→ **Problem requirements**
Go through the data and copy every line exactly, but not the images.

→ **Given information**
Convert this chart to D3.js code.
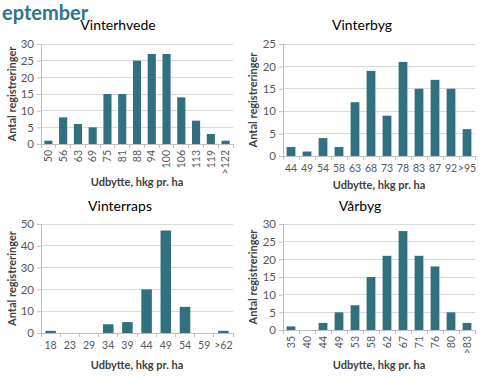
<!DOCTYPE html>
<html><head><meta charset="utf-8">
<script src="https://cdn.jsdelivr.net/npm/d3@7"></script>
<style>body{margin:0;background:#fff}svg{display:block}</style>
</head><body>
<svg id="c" width="480" height="380"></svg>
<script>
const heading = "eptember";
const titles = ["Vinterhvede", "Vinterbyg", "Vinterraps", "Vårbyg"];
const cats1 = ["50","56","63","69","75","81","88","94","100","106","113","119",">122"];
const vals1 = [1,8,6,5,15,15,25,27,27,14,7,3,1];
const cats2 = ["44","49","54","58","63","68","73","78","83","87","92",">95"];
const vals2 = [2,1,4,2,12,19,9,21,15,17,15,6];
const cats3 = ["18","23","29","34","39","44","49","54","59",">62"];
const vals3 = [1,0,0,4,5,20,47,12,0,1];
const cats4 = ["35","40","44","49","53","58","62","67","71","76","80",">83"];
const vals4 = [1,0,2,5,7,15,21,28,21,18,5,2];
const yMax = [30,25,50,30];
const yStep = [5,5,10,5];
const xTitle = "Udbytte, hkg pr. ha";
const yTitle = "Antal registreringer";

const svg = d3.select("#c");
const font = "Lato, 'Open Sans', sans-serif";
svg.append("text").attr("x",2).attr("y",20).attr("font-family",font)
  .attr("font-weight","bold").attr("font-size",20).attr("fill","#2f7686").text(heading);

const panels = [
  {cats:cats1, vals:vals1, x0:41, x1:233, yTop:44, yBot:144, rot:true, tx:118, ty:30, axY:186, ylx:12},
  {cats:cats2, vals:vals2, x0:283, x1:475, yTop:44, yBot:156, rot:false, tx:362, ty:30, axY:189, ylx:253},
  {cats:cats3, vals:vals3, x0:41, x1:233, yTop:224, yBot:333, rot:false, tx:120, ty:211, axY:369, ylx:12},
  {cats:cats4, vals:vals4, x0:283, x1:475, yTop:224, yBot:330, rot:true, tx:360, ty:211, axY:369, ylx:253}
];

panels.forEach((p,i)=>{
  const g = svg.append("g");
  const x = d3.scaleBand().domain(p.cats).range([p.x0,p.x1]).paddingInner(0.45).paddingOuter(0.225);
  const y = d3.scaleLinear().domain([0,yMax[i]]).range([p.yBot,p.yTop]);
  const ticks = d3.range(0, yMax[i]+0.001, yStep[i]);
  g.append("g").selectAll("line").data(ticks.filter(t=>t>0)).join("line")
    .attr("x1",p.x0).attr("x2",p.x1).attr("y1",d=>y(d)).attr("y2",d=>y(d))
    .attr("stroke","#d9d9d9").attr("stroke-width",1).attr("shape-rendering","crispEdges");
  const ya = g.append("g").attr("transform",`translate(${p.x0},0)`)
    .call(d3.axisLeft(y).tickValues(ticks).tickSize(4).tickPadding(3));
  ya.select(".domain").attr("stroke","#bfbfbf");
  ya.selectAll(".tick line").attr("stroke","#bfbfbf");
  ya.selectAll("text").attr("font-family",font).attr("font-size",11.5).attr("fill","#595959");
  g.append("g").selectAll("rect").data(p.vals).join("rect")
    .attr("x",(d,j)=>x(p.cats[j])).attr("width",x.bandwidth())
    .attr("y",d=>y(d)).attr("height",d=>p.yBot-y(d)).attr("fill","#31717f");
  const xa = g.append("g").attr("transform",`translate(0,${p.yBot})`)
    .call(d3.axisBottom(x).tickSize(0).tickPadding(6));
  xa.select(".domain").attr("stroke","#bfbfbf");
  const step = x.step();
  xa.selectAll(".bnd").data(d3.range(p.cats.length+1)).join("line")
    .attr("x1",j=>p.x0+j*step).attr("x2",j=>p.x0+j*step).attr("y1",0).attr("y2",4)
    .attr("stroke","#bfbfbf").attr("shape-rendering","crispEdges");
  const tl = xa.selectAll(".tick text").attr("font-family",font).attr("font-size",10.5).attr("fill","#595959");
  if (p.rot) {
    tl.attr("transform","rotate(-90)").attr("text-anchor","end").attr("dy","0.35em").attr("x",-6).attr("y",0);
  } else {
    tl.attr("y",9);
  }
  svg.append("text").attr("x",p.tx).attr("y",p.ty).attr("text-anchor","middle")
    .attr("font-family",font).attr("font-size",14).attr("fill","#000").text(titles[i]);
  svg.append("text").attr("x",(p.x0+p.x1)/2).attr("y",p.axY).attr("text-anchor","middle")
    .attr("font-family",font).attr("font-weight","bold").attr("font-size",11).attr("fill","#404040").text(xTitle);
  svg.append("text").attr("transform",`translate(${p.ylx},${(p.yTop+p.yBot)/2}) rotate(-90)`)
    .attr("text-anchor","middle").attr("dy","0.35em")
    .attr("font-family",font).attr("font-weight","bold").attr("font-size",11).attr("fill","#404040").text(yTitle);
});
</script>
</body></html>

→ **Task solution**
Convert this chart to D3.js code.
<!DOCTYPE html>
<html><head><meta charset="utf-8">
<script src="https://cdn.jsdelivr.net/npm/d3@7"></script>
<style>body{margin:0;background:#fff}svg{display:block}</style>
</head><body>
<svg id="c" width="480" height="380"></svg>
<script>
const heading = "eptember";
const titles = ["Vinterhvede", "Vinterbyg", "Vinterraps", "Vårbyg"];
const cats1 = ["50","56","63","69","75","81","88","94","100","106","113","119",">122"];
const vals1 = [1,8,6,5,15,15,25,27,27,14,7,3,1];
const cats2 = ["44","49","54","58","63","68","73","78","83","87","92",">95"];
const vals2 = [2,1,4,2,12,19,9,21,15,17,15,6];
const cats3 = ["18","23","29","34","39","44","49","54","59",">62"];
const vals3 = [1,0,0,4,5,20,47,12,0,1];
const cats4 = ["35","40","44","49","53","58","62","67","71","76","80",">83"];
const vals4 = [1,0,2,5,7,15,21,28,21,18,5,2];
const yMax = [30,25,50,30];
const yStep = [5,5,10,5];
const xTitle = "Udbytte, hkg pr. ha";
const yTitle = "Antal registreringer";

const svg = d3.select("#c");
const font = "Lato, 'Open Sans', sans-serif";
svg.append("text").attr("x",2).attr("y",20).attr("font-family",font)
  .attr("font-weight","bold").attr("font-size",20).attr("fill","#2f7686").text(heading);

const panels = [
  {cats:cats1, vals:vals1, x0:41, x1:233, yTop:44, yBot:144, rot:true, tx:118, ty:30, axY:186, ylx:12},
  {cats:cats2, vals:vals2, x0:283, x1:475, yTop:44, yBot:156, rot:false, tx:362, ty:30, axY:189, ylx:253},
  {cats:cats3, vals:vals3, x0:41, x1:233, yTop:224, yBot:333, rot:false, tx:120, ty:211, axY:369, ylx:12},
  {cats:cats4, vals:vals4, x0:283, x1:475, yTop:224, yBot:330, rot:true, tx:360, ty:211, axY:369, ylx:253}
];

panels.forEach((p,i)=>{
  const g = svg.append("g");
  const x = d3.scaleBand().domain(p.cats).range([p.x0,p.x1]).paddingInner(0.45).paddingOuter(0.225);
  const y = d3.scaleLinear().domain([0,yMax[i]]).range([p.yBot,p.yTop]);
  const ticks = d3.range(0, yMax[i]+0.001, yStep[i]);
  g.append("g").selectAll("line").data(ticks.filter(t=>t>0)).join("line")
    .attr("x1",p.x0).attr("x2",p.x1).attr("y1",d=>y(d)).attr("y2",d=>y(d))
    .attr("stroke","#d9d9d9").attr("stroke-width",1).attr("shape-rendering","crispEdges");
  const ya = g.append("g").attr("transform",`translate(${p.x0},0)`)
    .call(d3.axisLeft(y).tickValues(ticks).tickSize(4).tickPadding(3));
  ya.select(".domain").attr("stroke","#bfbfbf");
  ya.selectAll(".tick line").attr("stroke","#bfbfbf");
  ya.selectAll("text").attr("font-family",font).attr("font-size",11.5).attr("fill","#595959");
  g.append("g").selectAll("rect").data(p.vals).join("rect")
    .attr("x",(d,j)=>x(p.cats[j])).attr("width",x.bandwidth())
    .attr("y",d=>y(d)).attr("height",d=>p.yBot-y(d)).attr("fill","#31717f");
  const xa = g.append("g").attr("transform",`translate(0,${p.yBot})`)
    .call(d3.axisBottom(x).tickSize(0).tickPadding(6));
  xa.select(".domain").attr("stroke","#bfbfbf");
  const step = x.step();
  xa.selectAll(".bnd").data(d3.range(p.cats.length+1)).join("line")
    .attr("x1",j=>p.x0+j*step).attr("x2",j=>p.x0+j*step).attr("y1",0).attr("y2",4)
    .attr("stroke","#bfbfbf").attr("shape-rendering","crispEdges");
  const tl = xa.selectAll(".tick text").attr("font-family",font).attr("font-size",10.5).attr("fill","#595959");
  if (p.rot) {
    tl.attr("transform","rotate(-90)").attr("text-anchor","end").attr("dy","0.35em").attr("x",-6).attr("y",0);
  } else {
    tl.attr("y",9);
  }
  svg.append("text").attr("x",p.tx).attr("y",p.ty).attr("text-anchor","middle")
    .attr("font-family",font).attr("font-size",14).attr("fill","#000").text(titles[i]);
  svg.append("text").attr("x",(p.x0+p.x1)/2).attr("y",p.axY).attr("text-anchor","middle")
    .attr("font-family",font).attr("font-weight","bold").attr("font-size",11).attr("fill","#404040").text(xTitle);
  svg.append("text").attr("transform",`translate(${p.ylx},${(p.yTop+p.yBot)/2}) rotate(-90)`)
    .attr("text-anchor","middle").attr("dy","0.35em")
    .attr("font-family",font).attr("font-weight","bold").attr("font-size",11).attr("fill","#404040").text(yTitle);
});
</script>
</body></html>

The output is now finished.